(Plotting code records)
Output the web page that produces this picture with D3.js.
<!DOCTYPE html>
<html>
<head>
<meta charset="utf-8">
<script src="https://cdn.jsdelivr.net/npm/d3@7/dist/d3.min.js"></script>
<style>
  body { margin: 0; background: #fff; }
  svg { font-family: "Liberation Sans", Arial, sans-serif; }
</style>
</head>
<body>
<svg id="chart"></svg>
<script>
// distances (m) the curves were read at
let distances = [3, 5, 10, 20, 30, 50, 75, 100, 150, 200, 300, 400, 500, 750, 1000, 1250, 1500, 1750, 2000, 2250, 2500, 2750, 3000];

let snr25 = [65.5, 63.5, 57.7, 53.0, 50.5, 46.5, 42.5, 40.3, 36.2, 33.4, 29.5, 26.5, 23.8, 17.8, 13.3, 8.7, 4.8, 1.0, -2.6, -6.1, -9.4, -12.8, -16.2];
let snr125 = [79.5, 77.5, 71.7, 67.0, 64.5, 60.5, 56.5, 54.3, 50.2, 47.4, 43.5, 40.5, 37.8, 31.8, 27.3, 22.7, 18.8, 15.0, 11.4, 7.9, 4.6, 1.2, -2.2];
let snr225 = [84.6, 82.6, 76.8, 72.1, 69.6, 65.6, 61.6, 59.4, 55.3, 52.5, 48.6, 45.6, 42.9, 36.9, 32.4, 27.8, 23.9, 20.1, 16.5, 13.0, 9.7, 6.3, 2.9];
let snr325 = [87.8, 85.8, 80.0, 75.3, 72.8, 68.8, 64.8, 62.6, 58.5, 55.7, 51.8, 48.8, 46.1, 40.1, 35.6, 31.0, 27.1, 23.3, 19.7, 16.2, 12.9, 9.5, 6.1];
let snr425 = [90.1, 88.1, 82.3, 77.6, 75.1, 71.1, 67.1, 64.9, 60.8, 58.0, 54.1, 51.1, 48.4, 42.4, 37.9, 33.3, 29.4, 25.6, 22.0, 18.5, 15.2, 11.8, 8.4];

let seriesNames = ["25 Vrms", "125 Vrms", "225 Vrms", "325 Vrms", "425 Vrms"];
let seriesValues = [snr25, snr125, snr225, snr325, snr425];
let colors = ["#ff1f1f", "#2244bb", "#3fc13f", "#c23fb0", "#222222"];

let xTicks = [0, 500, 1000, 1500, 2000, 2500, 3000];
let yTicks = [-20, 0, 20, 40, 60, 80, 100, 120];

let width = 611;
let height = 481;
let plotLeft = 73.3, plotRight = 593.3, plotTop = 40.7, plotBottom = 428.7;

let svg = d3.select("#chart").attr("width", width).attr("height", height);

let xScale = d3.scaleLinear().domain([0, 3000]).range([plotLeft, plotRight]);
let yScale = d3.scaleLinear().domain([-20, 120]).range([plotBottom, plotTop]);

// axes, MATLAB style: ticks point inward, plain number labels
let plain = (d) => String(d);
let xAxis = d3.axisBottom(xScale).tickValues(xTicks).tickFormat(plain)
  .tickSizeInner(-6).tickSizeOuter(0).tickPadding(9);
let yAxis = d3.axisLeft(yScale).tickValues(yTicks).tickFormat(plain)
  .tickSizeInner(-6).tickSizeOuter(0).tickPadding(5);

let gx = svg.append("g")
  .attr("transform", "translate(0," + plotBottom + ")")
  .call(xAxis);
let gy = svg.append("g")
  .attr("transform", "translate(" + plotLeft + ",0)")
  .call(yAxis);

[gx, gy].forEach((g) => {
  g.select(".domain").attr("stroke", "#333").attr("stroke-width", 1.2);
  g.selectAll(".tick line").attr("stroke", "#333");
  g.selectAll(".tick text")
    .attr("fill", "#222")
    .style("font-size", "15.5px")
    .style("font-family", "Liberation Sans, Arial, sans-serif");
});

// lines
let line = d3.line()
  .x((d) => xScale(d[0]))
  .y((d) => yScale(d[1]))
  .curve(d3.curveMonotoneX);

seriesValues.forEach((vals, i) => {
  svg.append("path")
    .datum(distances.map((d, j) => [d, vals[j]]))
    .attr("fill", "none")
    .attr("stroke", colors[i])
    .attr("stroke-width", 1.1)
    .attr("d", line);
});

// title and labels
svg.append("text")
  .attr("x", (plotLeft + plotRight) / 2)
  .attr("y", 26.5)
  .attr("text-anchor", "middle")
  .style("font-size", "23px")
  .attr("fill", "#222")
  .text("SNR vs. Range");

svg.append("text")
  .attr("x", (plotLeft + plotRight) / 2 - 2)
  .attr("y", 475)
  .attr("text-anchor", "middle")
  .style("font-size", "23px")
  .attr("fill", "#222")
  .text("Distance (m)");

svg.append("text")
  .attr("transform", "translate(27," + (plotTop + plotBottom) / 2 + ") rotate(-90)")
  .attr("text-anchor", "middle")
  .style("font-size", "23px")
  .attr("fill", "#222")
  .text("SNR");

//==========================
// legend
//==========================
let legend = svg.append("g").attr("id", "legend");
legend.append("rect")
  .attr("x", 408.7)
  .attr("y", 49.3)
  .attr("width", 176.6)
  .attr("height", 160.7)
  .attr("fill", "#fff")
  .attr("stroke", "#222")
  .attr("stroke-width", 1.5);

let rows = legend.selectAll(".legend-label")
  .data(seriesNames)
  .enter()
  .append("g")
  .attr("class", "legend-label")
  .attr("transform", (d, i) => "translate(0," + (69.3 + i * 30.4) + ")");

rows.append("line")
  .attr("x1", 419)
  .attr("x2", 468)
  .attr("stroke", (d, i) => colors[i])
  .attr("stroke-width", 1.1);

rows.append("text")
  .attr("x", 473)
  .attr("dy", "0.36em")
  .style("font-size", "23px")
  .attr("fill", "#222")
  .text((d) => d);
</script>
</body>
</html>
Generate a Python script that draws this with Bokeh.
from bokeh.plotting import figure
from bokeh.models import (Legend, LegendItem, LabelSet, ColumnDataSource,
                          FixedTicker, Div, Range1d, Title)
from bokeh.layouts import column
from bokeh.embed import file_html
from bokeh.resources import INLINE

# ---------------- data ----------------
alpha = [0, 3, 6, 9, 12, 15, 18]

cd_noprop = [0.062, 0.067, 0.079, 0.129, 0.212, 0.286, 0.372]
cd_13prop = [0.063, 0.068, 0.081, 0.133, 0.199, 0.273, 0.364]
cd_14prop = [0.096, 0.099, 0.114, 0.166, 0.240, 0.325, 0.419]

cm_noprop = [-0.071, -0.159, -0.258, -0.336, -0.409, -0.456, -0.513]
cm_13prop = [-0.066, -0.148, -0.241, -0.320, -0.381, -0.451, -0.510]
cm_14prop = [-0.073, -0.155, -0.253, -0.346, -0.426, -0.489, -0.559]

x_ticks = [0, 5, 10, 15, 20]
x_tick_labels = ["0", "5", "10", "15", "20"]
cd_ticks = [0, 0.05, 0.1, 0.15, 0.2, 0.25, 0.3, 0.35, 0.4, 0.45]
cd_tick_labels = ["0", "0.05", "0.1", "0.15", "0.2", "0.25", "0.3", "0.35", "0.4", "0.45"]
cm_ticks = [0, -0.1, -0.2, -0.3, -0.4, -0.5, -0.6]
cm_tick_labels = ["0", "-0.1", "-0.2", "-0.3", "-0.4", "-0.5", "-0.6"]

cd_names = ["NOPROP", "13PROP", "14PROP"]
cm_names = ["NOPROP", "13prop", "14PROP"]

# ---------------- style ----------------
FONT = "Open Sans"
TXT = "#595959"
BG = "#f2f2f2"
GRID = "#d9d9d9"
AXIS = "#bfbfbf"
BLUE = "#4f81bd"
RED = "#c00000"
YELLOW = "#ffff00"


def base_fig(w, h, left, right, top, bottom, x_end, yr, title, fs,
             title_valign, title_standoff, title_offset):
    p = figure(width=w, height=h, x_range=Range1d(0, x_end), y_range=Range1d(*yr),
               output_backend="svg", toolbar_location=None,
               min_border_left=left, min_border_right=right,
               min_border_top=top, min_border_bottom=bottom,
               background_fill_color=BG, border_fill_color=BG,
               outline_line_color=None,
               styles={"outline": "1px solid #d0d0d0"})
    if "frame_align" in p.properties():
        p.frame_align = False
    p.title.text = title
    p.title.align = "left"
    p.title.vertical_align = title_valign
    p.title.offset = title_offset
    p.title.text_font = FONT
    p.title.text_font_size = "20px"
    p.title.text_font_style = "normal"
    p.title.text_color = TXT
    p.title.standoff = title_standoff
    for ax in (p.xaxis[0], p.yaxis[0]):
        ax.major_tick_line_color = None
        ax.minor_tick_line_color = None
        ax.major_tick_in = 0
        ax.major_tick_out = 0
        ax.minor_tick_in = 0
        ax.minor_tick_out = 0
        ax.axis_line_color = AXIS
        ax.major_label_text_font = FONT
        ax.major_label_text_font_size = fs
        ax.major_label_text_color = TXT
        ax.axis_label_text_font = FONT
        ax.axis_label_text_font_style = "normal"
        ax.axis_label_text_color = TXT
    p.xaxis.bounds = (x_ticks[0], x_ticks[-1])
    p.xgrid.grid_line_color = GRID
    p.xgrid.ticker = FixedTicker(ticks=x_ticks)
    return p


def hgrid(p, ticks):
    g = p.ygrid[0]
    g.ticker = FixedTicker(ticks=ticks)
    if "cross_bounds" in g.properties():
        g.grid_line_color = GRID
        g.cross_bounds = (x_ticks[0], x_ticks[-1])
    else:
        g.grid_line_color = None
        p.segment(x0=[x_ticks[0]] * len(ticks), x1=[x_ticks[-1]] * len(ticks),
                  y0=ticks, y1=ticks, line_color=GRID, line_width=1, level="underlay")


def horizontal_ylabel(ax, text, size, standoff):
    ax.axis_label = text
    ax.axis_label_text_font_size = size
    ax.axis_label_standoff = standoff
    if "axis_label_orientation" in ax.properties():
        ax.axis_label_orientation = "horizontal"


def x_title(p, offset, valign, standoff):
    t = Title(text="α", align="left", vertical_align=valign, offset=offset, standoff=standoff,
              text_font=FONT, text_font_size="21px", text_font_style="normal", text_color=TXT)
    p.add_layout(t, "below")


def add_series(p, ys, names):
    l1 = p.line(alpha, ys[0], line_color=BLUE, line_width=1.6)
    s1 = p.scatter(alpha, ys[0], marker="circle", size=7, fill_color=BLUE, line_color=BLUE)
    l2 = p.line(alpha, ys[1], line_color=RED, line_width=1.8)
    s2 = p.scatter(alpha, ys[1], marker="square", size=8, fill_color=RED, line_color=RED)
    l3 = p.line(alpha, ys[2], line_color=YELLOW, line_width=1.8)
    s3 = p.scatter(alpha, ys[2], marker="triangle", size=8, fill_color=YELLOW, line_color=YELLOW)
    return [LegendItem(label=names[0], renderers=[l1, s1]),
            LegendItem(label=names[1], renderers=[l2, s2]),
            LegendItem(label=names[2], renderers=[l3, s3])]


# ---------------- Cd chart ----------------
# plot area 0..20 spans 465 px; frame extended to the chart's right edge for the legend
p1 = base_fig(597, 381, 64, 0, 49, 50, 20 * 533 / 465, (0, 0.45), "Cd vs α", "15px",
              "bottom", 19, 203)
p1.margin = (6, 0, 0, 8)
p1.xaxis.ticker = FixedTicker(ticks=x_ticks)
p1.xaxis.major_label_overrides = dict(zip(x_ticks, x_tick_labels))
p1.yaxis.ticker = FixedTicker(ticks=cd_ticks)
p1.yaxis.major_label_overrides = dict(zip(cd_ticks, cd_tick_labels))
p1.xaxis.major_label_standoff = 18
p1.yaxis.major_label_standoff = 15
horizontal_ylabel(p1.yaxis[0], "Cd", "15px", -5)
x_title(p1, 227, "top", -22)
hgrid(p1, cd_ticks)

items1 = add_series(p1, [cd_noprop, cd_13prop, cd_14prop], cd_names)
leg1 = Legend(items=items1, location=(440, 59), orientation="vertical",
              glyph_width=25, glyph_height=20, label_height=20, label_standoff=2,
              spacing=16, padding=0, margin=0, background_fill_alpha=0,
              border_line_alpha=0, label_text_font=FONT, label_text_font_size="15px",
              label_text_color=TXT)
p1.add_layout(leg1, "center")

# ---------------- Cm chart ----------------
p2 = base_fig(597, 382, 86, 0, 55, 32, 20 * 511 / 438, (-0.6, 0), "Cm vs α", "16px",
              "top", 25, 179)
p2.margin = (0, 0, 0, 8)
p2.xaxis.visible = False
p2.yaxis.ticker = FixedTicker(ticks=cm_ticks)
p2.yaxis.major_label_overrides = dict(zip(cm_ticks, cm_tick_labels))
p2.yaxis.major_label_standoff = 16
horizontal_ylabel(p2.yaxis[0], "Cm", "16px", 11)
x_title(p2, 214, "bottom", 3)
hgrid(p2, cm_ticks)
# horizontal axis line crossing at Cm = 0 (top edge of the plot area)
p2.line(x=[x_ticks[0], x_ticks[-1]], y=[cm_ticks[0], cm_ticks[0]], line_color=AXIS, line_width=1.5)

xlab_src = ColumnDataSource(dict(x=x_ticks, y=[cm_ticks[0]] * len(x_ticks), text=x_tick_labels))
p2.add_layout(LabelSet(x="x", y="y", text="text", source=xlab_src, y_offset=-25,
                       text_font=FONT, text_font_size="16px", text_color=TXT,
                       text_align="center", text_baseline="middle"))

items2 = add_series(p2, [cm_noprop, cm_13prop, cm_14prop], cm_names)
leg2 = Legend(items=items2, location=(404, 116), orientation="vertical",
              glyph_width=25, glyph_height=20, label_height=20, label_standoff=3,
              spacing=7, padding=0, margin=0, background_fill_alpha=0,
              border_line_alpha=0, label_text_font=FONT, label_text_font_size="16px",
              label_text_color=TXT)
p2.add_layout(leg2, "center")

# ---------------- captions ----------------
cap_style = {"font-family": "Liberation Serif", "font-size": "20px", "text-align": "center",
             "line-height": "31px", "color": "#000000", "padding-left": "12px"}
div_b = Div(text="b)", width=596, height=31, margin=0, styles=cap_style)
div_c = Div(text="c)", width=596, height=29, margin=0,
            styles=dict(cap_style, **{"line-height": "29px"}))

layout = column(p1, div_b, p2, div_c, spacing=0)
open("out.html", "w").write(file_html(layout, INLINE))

AIM OF THE EXERCISE:
Your task is to transcribe only the lines from the line containing "Generate a Python" through the line containing "cd_14prop = [0.096, 0.099, 0.114, 0.166, 0.240, 0.325, 0.419]", word for word.

RESULT OF THE EXERCISE:
Generate a Python script that draws this with Bokeh.
from bokeh.plotting import figure
from bokeh.models import (Legend, LegendItem, LabelSet, ColumnDataSource,
                          FixedTicker, Div, Range1d, Title)
from bokeh.layouts import column
from bokeh.embed import file_html
from bokeh.resources import INLINE

# ---------------- data ----------------
alpha = [0, 3, 6, 9, 12, 15, 18]

cd_noprop = [0.062, 0.067, 0.079, 0.129, 0.212, 0.286, 0.372]
cd_13prop = [0.063, 0.068, 0.081, 0.133, 0.199, 0.273, 0.364]
cd_14prop = [0.096, 0.099, 0.114, 0.166, 0.240, 0.325, 0.419]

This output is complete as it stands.